How I Got Into This
Gimme a mic and an audience of 10,000, and THAT I can do–no prep. The crowd gives me everything I need–a constant fat pipe of feedback I can work with. It's one reason I design and often deliver education, and why I do shows and podcasts–I'm comfortable with an audience. Likewise, one to one, in a sales conversation, I can close–and do it without the manure.
But I could never tell a story at cocktail hour–still can't do it smoothly. In small social settings, where swapping tales is common currency, mine have always been awkward and poorly timed, with a lackluster finish. I've also struggled with fully expressing myself in fiction–it has been a lifelong challenge. That motivated an ongoing study. As a result, I've reached some milestones, but I also decided simply not to stop.

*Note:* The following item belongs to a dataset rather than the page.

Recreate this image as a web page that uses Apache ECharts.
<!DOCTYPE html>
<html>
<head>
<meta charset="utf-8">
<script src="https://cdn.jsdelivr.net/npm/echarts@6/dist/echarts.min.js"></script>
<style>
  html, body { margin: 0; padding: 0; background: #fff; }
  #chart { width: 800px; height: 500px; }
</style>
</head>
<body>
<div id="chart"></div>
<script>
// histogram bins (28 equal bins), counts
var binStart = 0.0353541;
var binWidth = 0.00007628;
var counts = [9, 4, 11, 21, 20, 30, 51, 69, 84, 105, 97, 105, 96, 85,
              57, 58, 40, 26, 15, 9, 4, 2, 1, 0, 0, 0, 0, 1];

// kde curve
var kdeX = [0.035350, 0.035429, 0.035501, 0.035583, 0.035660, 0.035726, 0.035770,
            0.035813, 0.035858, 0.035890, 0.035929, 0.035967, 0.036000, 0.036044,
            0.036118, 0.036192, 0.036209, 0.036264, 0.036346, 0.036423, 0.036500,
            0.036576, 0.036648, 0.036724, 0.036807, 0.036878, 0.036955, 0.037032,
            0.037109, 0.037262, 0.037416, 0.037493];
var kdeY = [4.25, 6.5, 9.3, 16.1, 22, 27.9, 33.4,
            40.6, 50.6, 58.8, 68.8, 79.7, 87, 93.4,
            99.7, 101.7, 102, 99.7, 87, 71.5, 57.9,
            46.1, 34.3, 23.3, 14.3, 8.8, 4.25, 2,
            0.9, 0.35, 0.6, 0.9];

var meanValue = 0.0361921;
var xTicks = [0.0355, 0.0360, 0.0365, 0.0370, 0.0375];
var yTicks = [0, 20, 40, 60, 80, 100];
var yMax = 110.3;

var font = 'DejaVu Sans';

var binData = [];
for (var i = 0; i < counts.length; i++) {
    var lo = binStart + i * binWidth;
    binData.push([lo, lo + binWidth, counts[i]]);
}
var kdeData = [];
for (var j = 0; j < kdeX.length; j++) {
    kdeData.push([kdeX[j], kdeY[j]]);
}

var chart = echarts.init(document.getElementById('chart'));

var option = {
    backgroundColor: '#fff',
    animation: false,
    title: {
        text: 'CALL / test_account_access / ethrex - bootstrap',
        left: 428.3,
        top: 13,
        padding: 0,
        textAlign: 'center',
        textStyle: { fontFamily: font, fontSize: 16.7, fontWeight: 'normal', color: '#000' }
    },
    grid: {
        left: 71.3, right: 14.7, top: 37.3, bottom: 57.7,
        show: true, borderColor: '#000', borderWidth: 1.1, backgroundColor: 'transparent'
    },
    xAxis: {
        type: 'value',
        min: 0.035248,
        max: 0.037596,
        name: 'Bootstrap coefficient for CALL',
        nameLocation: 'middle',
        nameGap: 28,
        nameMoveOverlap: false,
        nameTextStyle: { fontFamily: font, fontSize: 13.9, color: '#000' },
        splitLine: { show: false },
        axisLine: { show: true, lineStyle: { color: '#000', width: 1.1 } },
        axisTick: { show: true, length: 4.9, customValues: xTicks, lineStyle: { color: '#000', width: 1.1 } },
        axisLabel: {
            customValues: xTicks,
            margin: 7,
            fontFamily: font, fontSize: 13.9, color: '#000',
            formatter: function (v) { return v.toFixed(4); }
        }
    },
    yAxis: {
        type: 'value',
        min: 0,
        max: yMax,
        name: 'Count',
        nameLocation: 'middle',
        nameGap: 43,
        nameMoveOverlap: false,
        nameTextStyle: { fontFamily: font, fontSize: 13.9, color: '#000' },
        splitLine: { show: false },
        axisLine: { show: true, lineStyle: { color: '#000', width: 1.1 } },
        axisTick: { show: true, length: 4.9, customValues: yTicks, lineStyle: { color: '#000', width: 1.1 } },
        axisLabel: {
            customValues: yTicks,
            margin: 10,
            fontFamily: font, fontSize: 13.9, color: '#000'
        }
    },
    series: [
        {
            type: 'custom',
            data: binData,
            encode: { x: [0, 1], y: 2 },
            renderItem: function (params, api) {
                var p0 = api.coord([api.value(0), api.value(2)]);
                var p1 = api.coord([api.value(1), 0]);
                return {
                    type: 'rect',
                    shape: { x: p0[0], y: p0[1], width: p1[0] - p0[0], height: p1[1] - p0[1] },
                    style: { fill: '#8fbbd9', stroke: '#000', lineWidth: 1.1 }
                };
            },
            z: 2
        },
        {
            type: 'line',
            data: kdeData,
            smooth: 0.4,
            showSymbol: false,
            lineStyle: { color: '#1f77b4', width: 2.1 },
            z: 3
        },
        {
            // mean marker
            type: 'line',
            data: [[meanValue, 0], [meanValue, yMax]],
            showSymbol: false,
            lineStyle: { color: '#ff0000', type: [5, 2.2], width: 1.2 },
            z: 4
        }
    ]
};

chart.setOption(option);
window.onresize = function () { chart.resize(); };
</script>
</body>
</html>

Sales Stories and Ill-Defined Problems
I spent a good chunk of my corporate career in B2B sales, weaving persuasive narratives around the responses of future clients. It was a kind of collaborative improv–participatory theatre that adhered to a mutually understood structure, just like a screenplay or a dance. I became so interested in the structure of a sale, that I made a special study of it, and began to teach it, training B2B salespeople for AT&T and Cox Communications.
Eventually, I became a roving Sales Engineer, which is a solver of ill-defined problems. The required skill set was spotting differences between the client's and company's narratives. All of an organization's missed opportunities and misunderstandings with the end-user came from differences of expectation–a different running story.
It wasn't a stretch, then, to one day analyze sales conversations and case studies, building marketing teams around the brand narratives of my own clients.
Zombies, The Night Stalker, and Stephen King
Of course, there's more to storytelling than the mechanics. There is also the imperative to pierce the psychological needs and longing that are universally human and are what we mean when we say humane and human-like.
As a kid, I was enthralled with Tom Swift, Ripley's Tales, Mack Bolan, and Star Trek, and I've always been a fan of the Chris Carter (X-files) type of fiction. Carter and I both grew up watching Kolchak: The Night Stalker, the 1970s TV series in which Darren McGavin, as an investigative crime reporter for a Chicago paper, sought the real story behind mysterious episodes shrugged off by law enforcement. As an adult, I felt a little of that childlike thrill when I wrote a little book on the death of aught-years style search engine optimization (SEO). I did it in the form of a zombie combat manual called "All Marketing is Dead". So I loved all that stuff, but always felt it needed to go deeper.
In recent years, I've eyed Stephen King's work with awe. His range is incredible. The Shawshank Redemption, The Green Mile, Hearts in Atlantis, and Stand By Me are mainstream masterworks. The Stand is a genuine epic. Carrie and The Shining are deep psychological horror. Cujo and Christine tap into primal, instinctive fears. And Salem's Lot stands out as iconic revisionism of camp legend. In all of it, King maintains narrative consistency. He constantly evokes the everyman hero, the rot beneath the surface of idyllic towns, and he's probably the rightful godfather of American magical realism–reflecting at once our skepticism and desire for transcendence.
King fulfills on what earlier forms were striving to penetrate but usually only scratched. His work juxtaposes our aspirations and conceits, attributing possibility to the reader's self-image. He utilizes and often invents the rules of a genre but consistently executes with depth and nuance. We could all wish to tell stories so well.
Pulp Gods and Gunslingers
But those pulp interests still held something. I started looking at pulp writers from the detective magazine era. If they didn't tell effective stories, they didn't eat. How's THAT for motivation? Standup comedians fascinate me, too–they stake everything on a few minutes in front of the mic. They stand or fall on content they have to test, refine, test again, and still, they have to perfect timing and delivery. They are the quintessential gunslingers of storytelling.
What I've learned is that when you execute on the basic formula for a story, the part of you that's human fills in the blanks with at least serviceable material and occasionally with flashes of brilliance. You can go as deep as you want. But the formula is everything. So that's where I focus–not on some magic confluence of exigencies that occasionally congeal almost accidentally into a compelling narrative. No, I leave that for people who tell you that only THEY can do this and YOU can't. Instead, I go for the sleeves rolled up, collar unbuttoned, works-every-time rubric for producing stories at a volume built for scale.
Where You Come In
I get my clients directly involved in that process. And I advocate for the widespread adoption of the basic methods, because story unites us. It is a repository of something we have always shared. It addresses the full range of needs (including emotional) of those our organizations serve. It holds the promise for aligning our organizations' members around our core missions.
Rather than leave the corporate story in the hands of specialists, The Corporate Story blog is all about sharing the fire, Prometheus-like, with those who set the goals in the first place. It's a blog for business leaders, sales teams, corporate educators, change agents and story advocates.